Sorry for the confusion.
To everyone else experiencing similar issues: check your firewall logs, check your firewall rules and ensure that all rules produce logging during deployment.

mscheidgen · January 30, 2024, 1:06pm

Glad it worked out. So I assume that OPTIMADE tried to download it’s list of providers or something from a remote repository during import.

ml-evs · January 30, 2024, 1:38pm

I’ve just stumbled across this (from “namesearching” this forum for OPTIMADE…) – as the developer of the optimade package, sorry that you ran into this edge case! It looks like we are making the classic error of running requests.get without a timeout in one particular place (the provider list download, as Markus suggested). I’ve raised an issue (Missing timeout for `requests.get` in `get_providers` · Issue #1954 · Materials-Consortia/optimade-python-tools · GitHub) and will fix and backport this to v1.x and v0.25.x of the optimade package (not sure which one you are using internally atm Markus). Apologies for being part of this hard to debug issue!

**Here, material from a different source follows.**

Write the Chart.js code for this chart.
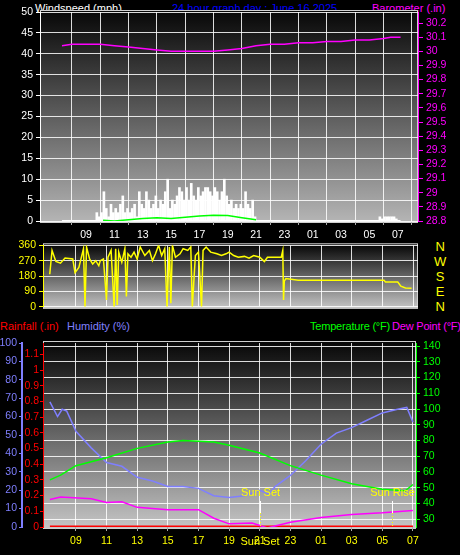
<!DOCTYPE html>
<html>
<head>
<meta charset="utf-8">
<script src="https://cdn.jsdelivr.net/npm/chart.js@4.4.1/dist/chart.umd.min.js"></script>
<style>
  body { margin: 0; background: #000; width: 460px; height: 555px; overflow: hidden; position: relative; font-family: "Liberation Sans", Arial, sans-serif; }
  canvas { position: absolute; left: 0; }
  .t { position: absolute; font-size: 11px; white-space: nowrap; line-height: 12px; }
</style>
</head>
<body>
<div class="t" style="left:35px;top:2px;color:#fff">Windspeed (mph)</div>
<div class="t" style="left:172px;top:2px;color:#0000ff">24 hour graph day : June 16 2025</div>
<div class="t" style="left:372px;top:2px;color:#ff00ff">Barometer (.in)</div>
<div class="t" style="left:434px;top:239px;color:#ffff00;font-size:13px;line-height:15px;text-align:center">N<br>W<br>S<br>E<br>N</div>
<div class="t" style="left:0px;top:320px;color:#ff0000">Rainfall (.in)</div>
<div class="t" style="left:67px;top:320px;color:#8080ff">Humidity (%)</div>
<div class="t" style="left:310px;top:320px;color:#00ff00;letter-spacing:-0.2px">Temperature (°F)</div>
<div class="t" style="left:392px;top:320px;color:#ff00ff;letter-spacing:-0.2px">Dew Point (°F)</div>
<canvas id="top" width="460" height="245" style="top:0"></canvas>
<canvas id="mid" width="460" height="80" style="top:236px"></canvas>
<canvas id="bot" width="460" height="225" style="top:330px"></canvas>
<script>
// hours since midnight June 16 (24+ = next day)
const hourTicks = [9, 11, 13, 15, 17, 19, 21, 23, 25, 27, 29, 31];

const baroTimes = [7.3, 8, 9, 10, 11, 12, 13, 14, 15, 16, 17, 18, 19, 20, 21, 22, 23, 24, 25, 26, 27, 28, 29, 30, 30.5, 31.2];
const baroValues = [30.04, 30.05, 30.05, 30.05, 30.04, 30.03, 30.02, 30.01, 30.0, 30.0, 30.0, 30.0, 30.01, 30.02, 30.04, 30.05, 30.05, 30.06, 30.06, 30.07, 30.07, 30.08, 30.08, 30.09, 30.1, 30.1];

const gustTimes = [];
for (let i = 0; i < 68; i++) gustTimes.push(9.83 + i / 6);
const gustValues = [2, 1, 2, 7, 3, 1, 4, 2, 3, 2, 4, 6, 2, 3, 2, 3, 4, 1, 7, 4, 3, 7, 5, 3, 4, 6, 3, 5, 4, 7, 10, 3, 5, 4, 6, 8, 7, 5, 8, 5, 9, 6, 5, 8, 6, 7, 8, 8, 7, 6, 8, 7, 5, 7, 10, 6, 4, 5, 3, 4, 3, 4, 3, 7, 4, 3, 5, 1];
const gustMorningTimes = [29.67, 29.83, 30.0, 30.17, 30.33, 30.5, 30.67, 30.83];
const gustMorningValues = [1, 0.5, 1, 1, 1, 1, 1, 0.5];

const avgTimes = [10.2, 11, 12, 13, 14, 15, 16, 17, 18, 19, 20, 21];
const avgValues = [0.2, 0, 0.3, 0.6, 0.8, 0.6, 0.9, 1.2, 1.4, 1.3, 0.8, 0.3];

const dirPoints = [[7.3,190],[7.45,330],[7.7,265],[8.0,255],[8.3,285],[8.8,280],[8.95,200],[9.2,230],[9.5,340],[9.6,0],[9.7,350],[9.9,280],[10.1,250],[10.3,270],[10.5,240],[10.6,270],[10.8,280],[11.0,40],[11.1,290],[11.3,330],[11.5,0],[11.6,340],[11.7,10],[11.8,320],[12.0,260],[12.2,340],[12.3,60],[12.4,310],[12.6,290],[12.8,320],[13.0,280],[13.2,350],[13.5,300],[13.8,330],[14.0,270],[14.2,310],[14.4,360],[14.6,300],[14.8,340],[14.95,0],[15.1,350],[15.2,20],[15.3,360],[15.5,290],[15.8,310],[16.0,340],[16.3,330],[16.5,350],[16.6,0],[16.8,300],[17.0,320],[17.2,0],[17.3,330],[17.5,350],[17.8,320],[18.2,310],[18.5,300],[18.8,310],[19.0,320],[19.3,300],[19.6,290],[20.0,295],[20.3,285],[20.6,300],[21.0,290],[21.3,265],[21.5,290],[22.0,290],[22.4,290],[22.5,330],[22.55,40],[22.6,150],[22.7,165],[23.5,155],[24,155],[28,155],[29.1,155],[29.2,145],[30.0,145],[30.2,120],[30.5,110],[30.9,108]];

const humTimes = [7.3, 7.8, 8.1, 8.4, 9, 10, 11, 12, 13, 14, 15, 16, 17, 18, 19, 20, 21, 21.6, 22, 23, 24, 25, 26, 27, 28, 29, 30, 30.6, 31];
const humValues = [68, 60, 64, 63, 52, 43, 35, 33, 27, 25, 22, 22, 21, 17, 16, 17, 20, 18, 22, 28, 36, 45, 51, 54, 58, 62, 64, 65, 57];

const tempTimes = [7.3, 8, 9, 11, 13, 15, 16, 18, 19, 21, 23, 25, 27, 29, 30.5, 31];
const tempValues = [55, 58, 64, 69, 75, 79, 80, 79, 77, 72, 64, 58, 52.5, 49, 48, 52];

const dewTimes = [7.3, 8, 10, 11, 12, 13, 15, 17, 18, 19, 20.5, 21.5, 22, 23, 25, 27, 29, 31];
const dewValues = [42.5, 44, 43, 40.6, 41, 37.5, 36, 36, 30.6, 27, 27.5, 24.4, 25.6, 28, 31, 33, 34, 35.5];

const rainTimes = [7.3, 31];
const rainValues = [0, 0];

const sunSet = 21.0;
const sunRise = 29.65;

const font = { family: '"Liberation Sans", Arial, sans-serif', size: 10.5 };
const xy = (ts, vs) => ts.map((t, i) => ({ x: t, y: vs[i] }));
const hourLabel = v => String(v % 24).padStart(2, '0');

function fixW(w) { return s => { s.width = w; }; }
function fixH(h) { return s => { s.height = h; }; }
function setTicks(list) { return s => { s.ticks = list.map(v => ({ value: v })); }; }
function range(a, b, step) { const r = []; for (let v = a; v <= b + 1e-9; v += step) r.push(Math.round(v * 100) / 100); return r; }

const plotBg = {
  id: 'plotBg',
  beforeDraw(chart, args, opts) {
    const { ctx, chartArea: a } = chart;
    const g = ctx.createLinearGradient(0, a.top, 0, a.bottom);
    g.addColorStop(0, '#080808');
    g.addColorStop(1, opts.bottom || '#b8b8b8');
    ctx.save();
    ctx.fillStyle = g;
    ctx.fillRect(a.left, a.top - 2, a.right - a.left, a.bottom - a.top + 4);
    ctx.strokeStyle = '#cfcfcf';
    ctx.lineWidth = 1;
    ctx.strokeRect(a.left + 0.5, a.top - 1.5, a.right - a.left - 1, a.bottom - a.top + 3);
    ctx.restore();
  }
};

const sunMarks = {
  id: 'sunMarks',
  afterDatasetsDraw(chart) {
    const { ctx, chartArea: a, scales } = chart;
    ctx.save();
    ctx.font = '11px "Liberation Sans", Arial, sans-serif';
    ctx.textAlign = 'center';
    [[sunSet, 'Sun Set'], [sunRise, 'Sun Rise']].forEach(([t, label]) => {
      const x = Math.round(scales.x.getPixelForValue(t)) + 0.5;
      ctx.fillStyle = '#ffff00';
      ctx.fillText(label, x, a.bottom - 31);
      ctx.strokeStyle = '#ffffff';
      ctx.beginPath(); ctx.moveTo(x, a.bottom - 26); ctx.lineTo(x, a.bottom - 14); ctx.stroke();
      ctx.strokeStyle = '#ffff00';
      ctx.setLineDash([1, 2]);
      ctx.beginPath(); ctx.moveTo(x, a.bottom - 14); ctx.lineTo(x, a.bottom); ctx.stroke();
      ctx.setLineDash([]);
    });
    const xs = Math.round(scales.x.getPixelForValue(sunSet));
    ctx.fillText('Sun Set', xs, a.bottom + 18);
    ctx.restore();
  }
};

function xScale(min, max, h, color, show) {
  return {
    type: 'linear', min: min, max: max,
    afterBuildTicks: setTicks(hourTicks), afterFit: fixH(h),
    grid: { color: 'rgba(255,255,255,0.85)', borderDash: [1, 4], tickBorderDash: [], tickColor: '#aaa', tickLength: show ? 4 : 0 },
    border: { display: false },
    ticks: { display: show, autoSkip: false, color: color, font: font, maxRotation: 0, padding: 4, callback: hourLabel }
  };
}

const base = { responsive: false, animation: false, devicePixelRatio: 1, plugins: { legend: { display: false }, tooltip: { enabled: false } } };
const line = (data, color, axis, w) => ({ type: 'line', data: data, borderColor: color, borderWidth: w || 1.5, pointRadius: 0, tension: 0, yAxisID: axis });

// windspeed + barometer
new Chart(document.getElementById('top'), {
  type: 'bar',
  data: { datasets: [
    line(xy(avgTimes, avgValues), '#00ff00', 'y', 1.5),
    line(xy(baroTimes, baroValues), '#ff00ff', 'baro', 1.5),
    { type: 'bar', data: xy(gustTimes, gustValues), backgroundColor: '#ffffff', barThickness: 2, yAxisID: 'y' },
    { type: 'bar', data: xy(gustMorningTimes, gustMorningValues), backgroundColor: '#ffffff', barThickness: 2, yAxisID: 'y' },
    line(xy([7.3, 31.2], [0, 0]), '#ffffff', 'y', 2)
  ] },
  options: Object.assign({}, base, {
    layout: { padding: { top: 12 } },
    scales: {
      x: xScale(6.86, 31.32, 24, '#ffffff', true),
      y: { min: 0, max: 50, afterFit: fixW(40), afterBuildTicks: setTicks(range(0, 50, 5)),
        grid: { color: 'rgba(255,255,255,0.85)', borderDash: [1, 4], tickBorderDash: [], tickColor: '#fff', tickLength: 4 },
        border: { display: true, color: '#fff' }, ticks: { autoSkip: false, color: '#fff', font: font } },
      baro: { position: 'right', min: 28.8, max: 30.278, afterFit: fixW(42), afterBuildTicks: setTicks(range(28.8, 30.2, 0.1)),
        grid: { drawOnChartArea: false, tickColor: '#ff00ff', tickLength: 5 },
        border: { display: true, color: '#ff00ff' }, ticks: { autoSkip: false, color: '#ff00ff', font: font, callback: v => String(Math.round(v * 10) / 10) } }
    },
    plugins: Object.assign({}, base.plugins, { plotBg: { bottom: '#b4b4b4' } })
  }),
  plugins: [plotBg]
});

// wind direction
new Chart(document.getElementById('mid'), {
  type: 'line',
  data: { datasets: [ line(dirPoints.map(p => ({ x: p[0], y: p[1] })), '#ffff00', 'y', 1.5) ] },
  options: Object.assign({}, base, {
    layout: { padding: { top: 8, right: 42 } },
    scales: {
      x: xScale(6.86, 31.32, 8, '#ffff00', false),
      y: { min: 0, max: 360, afterFit: fixW(43), afterBuildTicks: setTicks([0, 90, 180, 270, 360]),
        grid: { color: 'rgba(255,255,255,0.85)', borderDash: [1, 4], tickBorderDash: [], tickColor: '#ffff00', tickLength: 4 },
        border: { display: true, color: '#ffff00' }, ticks: { autoSkip: false, color: '#ffff00', font: font } }
    },
    plugins: Object.assign({}, base.plugins, { plotBg: { bottom: '#c0c0c0' } })
  }),
  plugins: [plotBg]
});

// rain, humidity, temperature, dew point
new Chart(document.getElementById('bot'), {
  type: 'line',
  data: { datasets: [
    line(xy(tempTimes, tempValues), '#00ff00', 'temp', 1.5),
    line(xy(humTimes, humValues), '#7f7fff', 'hum', 1.5),
    line(xy(dewTimes, dewValues), '#ff00ff', 'temp', 1.5),
    line(xy(rainTimes, rainValues), '#ff0000', 'rain', 3)
  ] },
  options: Object.assign({}, base, {
    layout: { padding: { top: 13 } },
    scales: {
      x: xScale(6.85, 31.2, 28, '#ffff00', true),
      hum: { position: 'left', weight: 10, min: 0, max: 100, afterFit: fixW(22), afterBuildTicks: setTicks(range(0, 100, 10)),
        grid: { drawOnChartArea: false, tickColor: '#7f7fff', tickLength: 3 },
        border: { display: true, color: '#7f7fff', width: 2 }, ticks: { autoSkip: false, color: '#7f7fff', font: font, padding: 2 } },
      rain: { position: 'left', weight: 0, min: 0, max: 1.172, afterFit: fixW(21), afterBuildTicks: setTicks(range(0, 1.1, 0.1)),
        grid: { drawOnChartArea: false, tickColor: '#ff0000', tickLength: 3 },
        border: { display: true, color: '#ff0000' }, ticks: { autoSkip: false, color: '#ff0000', font: font, padding: 1, callback: v => String(Math.round(v * 10) / 10) } },
      temp: { position: 'right', min: 25, max: 142, afterFit: fixW(44), afterBuildTicks: setTicks(range(30, 140, 10)),
        grid: { color: 'rgba(255,255,255,0.85)', borderDash: [1, 4], tickBorderDash: [], tickColor: '#00ff00', tickLength: 4 },
        border: { display: true, color: '#00ff00' }, ticks: { autoSkip: false, color: '#00ff00', font: font } }
    },
    plugins: Object.assign({}, base.plugins, { plotBg: { bottom: '#c4c4c4' } })
  }),
  plugins: [plotBg, sunMarks]
});
</script>
</body>
</html>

mscheidgen · January 31, 2024, 9:41am

Thanks for chiming in @ml-evs. I guess this gives us a good reason to update our OPT dependency ;-).

SBehnle · January 31, 2024, 10:08am

Thanks for the background information. After all, it was my firewall that caused the issue. I’m rather impressed that the app finally came up at all.

mscheidgen · January 31, 2024, 12:55pm

I guess this was a requests default timeout of ~15min.